The former owners of Wilko are facing pressure to fix the collapsed retailer’s £70m pension hole after the parent company said it does not expect to help.
Wilko’s parent company, Amalgamated Holdings Wilkinson Limited (AHWL), made the comments last week in new documents, which have been met with widespread criticism.
The comments were lambasted by former Labour MP and Treasury Select Committee chair Lord Mann, who described the owners as “the new unacceptable face of capitalism”.
He added that the history of the Wilkinsons as a successful family company had been “destroyed in a frenzy of greed” and that the situation was “quite appalling”.
GMB union national officer Nadine Houghton said it was an “absolute disgrace” that the owners believe they have no responsibilities to their staff.
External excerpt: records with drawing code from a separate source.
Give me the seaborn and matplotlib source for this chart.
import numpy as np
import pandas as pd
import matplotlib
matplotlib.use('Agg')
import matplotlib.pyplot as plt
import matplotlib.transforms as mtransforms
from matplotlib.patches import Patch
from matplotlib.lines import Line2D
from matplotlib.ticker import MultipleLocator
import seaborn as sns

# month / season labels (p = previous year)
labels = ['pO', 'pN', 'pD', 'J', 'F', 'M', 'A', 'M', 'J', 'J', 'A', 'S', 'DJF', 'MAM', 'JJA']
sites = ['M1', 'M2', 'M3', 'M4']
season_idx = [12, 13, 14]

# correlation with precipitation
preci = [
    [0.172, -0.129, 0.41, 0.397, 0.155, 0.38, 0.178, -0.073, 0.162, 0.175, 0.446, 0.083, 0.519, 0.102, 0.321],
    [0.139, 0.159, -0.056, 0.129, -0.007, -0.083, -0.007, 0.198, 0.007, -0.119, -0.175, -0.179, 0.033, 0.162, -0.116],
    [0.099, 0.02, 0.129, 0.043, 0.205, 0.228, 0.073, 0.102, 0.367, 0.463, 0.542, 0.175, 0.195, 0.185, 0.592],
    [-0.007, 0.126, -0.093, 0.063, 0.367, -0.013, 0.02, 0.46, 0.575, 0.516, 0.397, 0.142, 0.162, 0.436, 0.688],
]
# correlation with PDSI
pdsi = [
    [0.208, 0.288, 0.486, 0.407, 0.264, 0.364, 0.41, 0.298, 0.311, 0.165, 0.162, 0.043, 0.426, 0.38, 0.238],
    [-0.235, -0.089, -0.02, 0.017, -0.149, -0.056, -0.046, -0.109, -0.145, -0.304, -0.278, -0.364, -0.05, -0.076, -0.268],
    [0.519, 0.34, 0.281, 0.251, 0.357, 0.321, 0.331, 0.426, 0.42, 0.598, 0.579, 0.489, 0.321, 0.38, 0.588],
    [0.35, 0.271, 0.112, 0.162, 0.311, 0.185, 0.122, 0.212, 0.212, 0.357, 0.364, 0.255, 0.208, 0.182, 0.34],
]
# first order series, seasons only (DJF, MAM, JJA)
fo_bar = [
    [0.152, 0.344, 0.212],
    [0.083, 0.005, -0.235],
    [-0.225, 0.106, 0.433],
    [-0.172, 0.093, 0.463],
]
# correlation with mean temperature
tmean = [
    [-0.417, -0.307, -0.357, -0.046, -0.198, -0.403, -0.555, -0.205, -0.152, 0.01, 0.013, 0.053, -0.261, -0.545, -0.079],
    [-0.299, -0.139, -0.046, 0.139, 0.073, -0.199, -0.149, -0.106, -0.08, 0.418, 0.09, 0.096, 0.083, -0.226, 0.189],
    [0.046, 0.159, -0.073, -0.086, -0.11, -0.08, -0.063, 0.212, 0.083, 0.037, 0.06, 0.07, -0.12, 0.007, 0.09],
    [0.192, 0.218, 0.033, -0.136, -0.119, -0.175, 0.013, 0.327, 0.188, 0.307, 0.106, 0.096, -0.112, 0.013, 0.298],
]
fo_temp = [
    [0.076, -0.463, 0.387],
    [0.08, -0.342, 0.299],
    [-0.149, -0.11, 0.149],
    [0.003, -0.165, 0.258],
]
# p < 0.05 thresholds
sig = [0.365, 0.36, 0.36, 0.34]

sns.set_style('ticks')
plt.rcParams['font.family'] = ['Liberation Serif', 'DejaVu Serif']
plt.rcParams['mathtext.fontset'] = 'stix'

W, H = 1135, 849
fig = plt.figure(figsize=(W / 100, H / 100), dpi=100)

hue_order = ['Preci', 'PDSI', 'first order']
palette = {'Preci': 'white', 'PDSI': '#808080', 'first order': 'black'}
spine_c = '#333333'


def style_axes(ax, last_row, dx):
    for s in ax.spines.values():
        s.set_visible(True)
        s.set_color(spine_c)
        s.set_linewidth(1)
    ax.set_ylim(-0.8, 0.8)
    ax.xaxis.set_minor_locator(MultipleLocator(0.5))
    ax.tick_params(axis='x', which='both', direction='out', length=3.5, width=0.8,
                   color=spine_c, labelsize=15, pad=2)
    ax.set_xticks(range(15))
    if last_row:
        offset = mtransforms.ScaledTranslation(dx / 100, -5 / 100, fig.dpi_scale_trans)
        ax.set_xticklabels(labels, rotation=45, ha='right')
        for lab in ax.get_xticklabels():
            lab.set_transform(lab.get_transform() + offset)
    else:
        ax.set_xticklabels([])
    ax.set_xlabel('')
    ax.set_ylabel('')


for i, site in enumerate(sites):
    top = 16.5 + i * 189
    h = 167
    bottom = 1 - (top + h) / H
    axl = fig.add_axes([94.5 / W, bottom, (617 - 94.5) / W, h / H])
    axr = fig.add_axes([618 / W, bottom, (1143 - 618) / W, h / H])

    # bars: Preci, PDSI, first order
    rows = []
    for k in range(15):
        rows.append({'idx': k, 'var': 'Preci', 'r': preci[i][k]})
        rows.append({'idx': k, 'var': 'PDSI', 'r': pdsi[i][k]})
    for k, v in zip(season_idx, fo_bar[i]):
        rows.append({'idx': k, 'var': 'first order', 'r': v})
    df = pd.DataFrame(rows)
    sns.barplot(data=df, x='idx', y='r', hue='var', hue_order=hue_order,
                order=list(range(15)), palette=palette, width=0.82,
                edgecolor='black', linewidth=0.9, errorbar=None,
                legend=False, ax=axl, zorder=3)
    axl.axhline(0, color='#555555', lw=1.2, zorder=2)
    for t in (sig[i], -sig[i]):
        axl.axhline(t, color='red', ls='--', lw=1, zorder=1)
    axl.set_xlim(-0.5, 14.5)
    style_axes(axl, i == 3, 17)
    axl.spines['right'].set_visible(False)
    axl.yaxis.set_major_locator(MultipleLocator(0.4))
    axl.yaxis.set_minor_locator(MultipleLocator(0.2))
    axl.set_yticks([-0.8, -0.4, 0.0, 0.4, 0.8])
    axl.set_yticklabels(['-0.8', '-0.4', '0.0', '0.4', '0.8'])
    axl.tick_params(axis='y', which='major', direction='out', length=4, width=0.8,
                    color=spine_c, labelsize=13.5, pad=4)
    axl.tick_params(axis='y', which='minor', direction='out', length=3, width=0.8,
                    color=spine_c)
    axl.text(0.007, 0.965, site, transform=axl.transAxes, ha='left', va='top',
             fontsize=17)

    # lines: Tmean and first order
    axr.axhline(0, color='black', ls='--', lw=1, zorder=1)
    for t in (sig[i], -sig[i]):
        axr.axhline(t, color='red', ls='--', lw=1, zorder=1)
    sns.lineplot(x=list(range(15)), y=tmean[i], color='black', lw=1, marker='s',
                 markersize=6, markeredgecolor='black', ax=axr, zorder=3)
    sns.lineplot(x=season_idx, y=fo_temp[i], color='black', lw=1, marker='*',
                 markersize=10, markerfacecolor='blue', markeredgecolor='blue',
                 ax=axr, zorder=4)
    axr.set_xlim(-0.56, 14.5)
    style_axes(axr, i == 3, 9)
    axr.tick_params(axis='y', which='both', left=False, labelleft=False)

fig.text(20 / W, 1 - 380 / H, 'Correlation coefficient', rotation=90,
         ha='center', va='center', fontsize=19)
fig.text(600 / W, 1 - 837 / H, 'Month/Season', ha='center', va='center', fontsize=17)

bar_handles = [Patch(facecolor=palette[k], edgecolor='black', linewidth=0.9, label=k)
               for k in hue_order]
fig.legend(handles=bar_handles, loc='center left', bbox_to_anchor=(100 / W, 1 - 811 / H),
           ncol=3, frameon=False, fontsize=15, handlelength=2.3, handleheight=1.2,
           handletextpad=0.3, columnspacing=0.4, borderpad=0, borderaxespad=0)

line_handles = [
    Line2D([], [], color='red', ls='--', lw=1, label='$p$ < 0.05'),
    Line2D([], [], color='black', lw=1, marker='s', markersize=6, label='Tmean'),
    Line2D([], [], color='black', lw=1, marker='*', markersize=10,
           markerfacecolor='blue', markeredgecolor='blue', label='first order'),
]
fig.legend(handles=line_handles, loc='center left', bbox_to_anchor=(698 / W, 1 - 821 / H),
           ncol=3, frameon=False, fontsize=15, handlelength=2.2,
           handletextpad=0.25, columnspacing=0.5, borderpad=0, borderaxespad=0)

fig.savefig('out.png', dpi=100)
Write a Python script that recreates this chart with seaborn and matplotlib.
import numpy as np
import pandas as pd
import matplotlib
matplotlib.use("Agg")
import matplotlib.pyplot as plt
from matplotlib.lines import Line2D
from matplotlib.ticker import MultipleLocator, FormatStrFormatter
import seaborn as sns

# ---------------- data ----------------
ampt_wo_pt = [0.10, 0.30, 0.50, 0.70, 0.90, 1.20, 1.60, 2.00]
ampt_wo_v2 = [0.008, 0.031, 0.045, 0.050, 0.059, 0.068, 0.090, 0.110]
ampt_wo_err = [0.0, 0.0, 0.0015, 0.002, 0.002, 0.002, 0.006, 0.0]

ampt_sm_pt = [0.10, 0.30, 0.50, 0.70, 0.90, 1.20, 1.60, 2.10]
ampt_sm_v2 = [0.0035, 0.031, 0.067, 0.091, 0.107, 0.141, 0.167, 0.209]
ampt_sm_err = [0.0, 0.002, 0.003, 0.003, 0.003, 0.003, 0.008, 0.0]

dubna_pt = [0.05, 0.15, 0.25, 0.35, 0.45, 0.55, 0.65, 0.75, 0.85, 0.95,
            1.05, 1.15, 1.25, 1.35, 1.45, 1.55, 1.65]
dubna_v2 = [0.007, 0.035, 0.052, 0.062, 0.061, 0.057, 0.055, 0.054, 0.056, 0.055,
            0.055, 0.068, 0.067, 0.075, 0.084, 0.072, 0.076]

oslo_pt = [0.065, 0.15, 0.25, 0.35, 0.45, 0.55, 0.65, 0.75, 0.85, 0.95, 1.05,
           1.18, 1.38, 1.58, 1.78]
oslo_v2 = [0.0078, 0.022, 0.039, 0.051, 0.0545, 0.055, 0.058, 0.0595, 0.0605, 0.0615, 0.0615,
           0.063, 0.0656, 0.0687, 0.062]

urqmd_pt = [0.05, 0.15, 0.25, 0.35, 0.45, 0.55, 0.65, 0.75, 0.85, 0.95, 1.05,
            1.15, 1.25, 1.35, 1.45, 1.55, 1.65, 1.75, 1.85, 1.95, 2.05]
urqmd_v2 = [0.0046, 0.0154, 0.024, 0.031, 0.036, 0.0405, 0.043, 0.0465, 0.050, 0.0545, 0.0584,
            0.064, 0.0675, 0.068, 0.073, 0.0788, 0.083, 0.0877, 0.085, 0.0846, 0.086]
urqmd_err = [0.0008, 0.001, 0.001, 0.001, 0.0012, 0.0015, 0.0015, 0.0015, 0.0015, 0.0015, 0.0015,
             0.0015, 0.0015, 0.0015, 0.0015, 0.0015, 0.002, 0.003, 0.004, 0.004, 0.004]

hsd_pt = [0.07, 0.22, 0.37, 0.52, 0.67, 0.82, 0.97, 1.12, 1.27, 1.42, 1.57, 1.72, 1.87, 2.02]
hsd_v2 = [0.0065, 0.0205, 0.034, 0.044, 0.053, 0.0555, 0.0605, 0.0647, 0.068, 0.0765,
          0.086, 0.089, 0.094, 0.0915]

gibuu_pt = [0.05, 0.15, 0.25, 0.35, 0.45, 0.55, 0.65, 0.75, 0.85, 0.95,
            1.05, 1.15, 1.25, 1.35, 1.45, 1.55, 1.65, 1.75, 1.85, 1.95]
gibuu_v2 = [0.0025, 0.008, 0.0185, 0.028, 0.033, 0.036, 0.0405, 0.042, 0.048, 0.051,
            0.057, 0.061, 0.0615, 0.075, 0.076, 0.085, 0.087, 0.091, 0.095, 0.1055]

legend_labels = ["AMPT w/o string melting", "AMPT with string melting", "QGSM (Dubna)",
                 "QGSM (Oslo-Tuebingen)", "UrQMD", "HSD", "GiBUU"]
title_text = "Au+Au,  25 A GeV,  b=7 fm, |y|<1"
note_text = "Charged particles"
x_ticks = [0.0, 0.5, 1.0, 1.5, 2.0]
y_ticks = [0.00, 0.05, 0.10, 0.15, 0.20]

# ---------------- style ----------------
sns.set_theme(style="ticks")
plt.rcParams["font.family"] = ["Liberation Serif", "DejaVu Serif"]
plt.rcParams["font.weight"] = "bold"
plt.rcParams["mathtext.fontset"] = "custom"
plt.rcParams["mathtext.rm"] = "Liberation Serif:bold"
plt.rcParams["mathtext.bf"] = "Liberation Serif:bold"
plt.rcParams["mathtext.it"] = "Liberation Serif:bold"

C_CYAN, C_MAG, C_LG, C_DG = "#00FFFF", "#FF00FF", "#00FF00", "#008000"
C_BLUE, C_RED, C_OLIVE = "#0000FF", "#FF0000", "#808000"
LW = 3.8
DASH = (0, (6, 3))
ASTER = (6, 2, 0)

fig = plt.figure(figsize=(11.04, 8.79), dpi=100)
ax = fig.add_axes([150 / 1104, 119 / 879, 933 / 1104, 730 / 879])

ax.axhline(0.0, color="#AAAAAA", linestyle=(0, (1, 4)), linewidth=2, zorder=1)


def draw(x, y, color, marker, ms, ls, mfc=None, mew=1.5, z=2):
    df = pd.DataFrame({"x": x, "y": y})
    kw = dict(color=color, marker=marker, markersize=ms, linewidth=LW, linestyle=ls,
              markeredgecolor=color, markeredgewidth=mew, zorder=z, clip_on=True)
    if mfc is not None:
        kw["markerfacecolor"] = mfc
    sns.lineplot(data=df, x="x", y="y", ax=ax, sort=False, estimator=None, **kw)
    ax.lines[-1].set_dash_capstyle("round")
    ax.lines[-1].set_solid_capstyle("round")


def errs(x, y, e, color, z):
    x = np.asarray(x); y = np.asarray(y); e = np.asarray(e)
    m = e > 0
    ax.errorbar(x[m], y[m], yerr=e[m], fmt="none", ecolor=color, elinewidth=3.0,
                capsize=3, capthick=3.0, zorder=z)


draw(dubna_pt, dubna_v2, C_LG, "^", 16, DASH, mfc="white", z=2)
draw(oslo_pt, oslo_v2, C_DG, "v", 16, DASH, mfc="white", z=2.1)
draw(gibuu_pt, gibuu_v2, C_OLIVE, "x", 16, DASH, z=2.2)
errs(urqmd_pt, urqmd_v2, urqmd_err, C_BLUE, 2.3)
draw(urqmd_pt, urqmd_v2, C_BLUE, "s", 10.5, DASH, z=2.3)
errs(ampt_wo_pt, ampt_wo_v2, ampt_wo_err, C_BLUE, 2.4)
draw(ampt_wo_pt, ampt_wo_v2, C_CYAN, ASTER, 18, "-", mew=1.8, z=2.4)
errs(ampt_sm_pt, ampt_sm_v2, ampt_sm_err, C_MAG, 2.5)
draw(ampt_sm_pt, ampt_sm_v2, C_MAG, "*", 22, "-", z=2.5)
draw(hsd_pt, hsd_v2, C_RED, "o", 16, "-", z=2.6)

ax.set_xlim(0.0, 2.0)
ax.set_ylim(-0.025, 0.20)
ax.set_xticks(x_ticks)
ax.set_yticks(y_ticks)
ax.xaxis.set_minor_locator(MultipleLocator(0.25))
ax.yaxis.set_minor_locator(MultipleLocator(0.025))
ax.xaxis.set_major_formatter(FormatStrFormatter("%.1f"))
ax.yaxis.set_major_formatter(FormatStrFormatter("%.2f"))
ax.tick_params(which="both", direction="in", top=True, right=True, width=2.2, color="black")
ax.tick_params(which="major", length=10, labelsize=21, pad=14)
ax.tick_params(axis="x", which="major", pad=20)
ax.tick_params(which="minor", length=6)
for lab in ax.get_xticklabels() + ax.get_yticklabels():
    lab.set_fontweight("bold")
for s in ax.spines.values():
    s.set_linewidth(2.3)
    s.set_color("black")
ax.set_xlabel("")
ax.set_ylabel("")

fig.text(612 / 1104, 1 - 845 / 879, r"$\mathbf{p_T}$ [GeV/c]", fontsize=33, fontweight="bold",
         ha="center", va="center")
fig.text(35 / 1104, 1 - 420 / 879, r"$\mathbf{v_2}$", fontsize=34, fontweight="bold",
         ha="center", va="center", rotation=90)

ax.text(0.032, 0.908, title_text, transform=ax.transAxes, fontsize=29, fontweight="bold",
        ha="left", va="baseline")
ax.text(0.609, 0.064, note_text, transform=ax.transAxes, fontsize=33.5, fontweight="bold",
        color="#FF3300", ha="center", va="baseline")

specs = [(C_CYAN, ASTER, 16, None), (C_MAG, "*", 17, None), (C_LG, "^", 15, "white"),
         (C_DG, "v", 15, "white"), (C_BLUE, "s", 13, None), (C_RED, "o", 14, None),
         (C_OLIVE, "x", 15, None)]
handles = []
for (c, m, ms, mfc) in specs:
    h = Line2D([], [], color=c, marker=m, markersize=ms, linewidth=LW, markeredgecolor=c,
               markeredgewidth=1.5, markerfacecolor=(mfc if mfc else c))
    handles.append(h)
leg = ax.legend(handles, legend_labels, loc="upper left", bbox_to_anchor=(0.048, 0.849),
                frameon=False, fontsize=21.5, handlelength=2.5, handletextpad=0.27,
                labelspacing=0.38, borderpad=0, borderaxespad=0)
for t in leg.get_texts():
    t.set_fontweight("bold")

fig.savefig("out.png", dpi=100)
Dr Gordon Fletcher of Salford University Business School highlighted that Philip Green paid £363m into the pension fund of 11,000 BHS workers two years after its collapse in 2016, with many urging the Wilkinson family to do the same.
AHWL added that it had “never been the sponsoring employer” or provided the pension scheme with a guarantee.
Wilko racked up debts of £625m when it went bust last year and left its pension fund with a huge deficit.
More than a thousand workers yet to retire are faced with possible reduced annual incomes for life.
The Pension Protection Fund is working closely with The Pensions Regulator to work out the “best outcome”.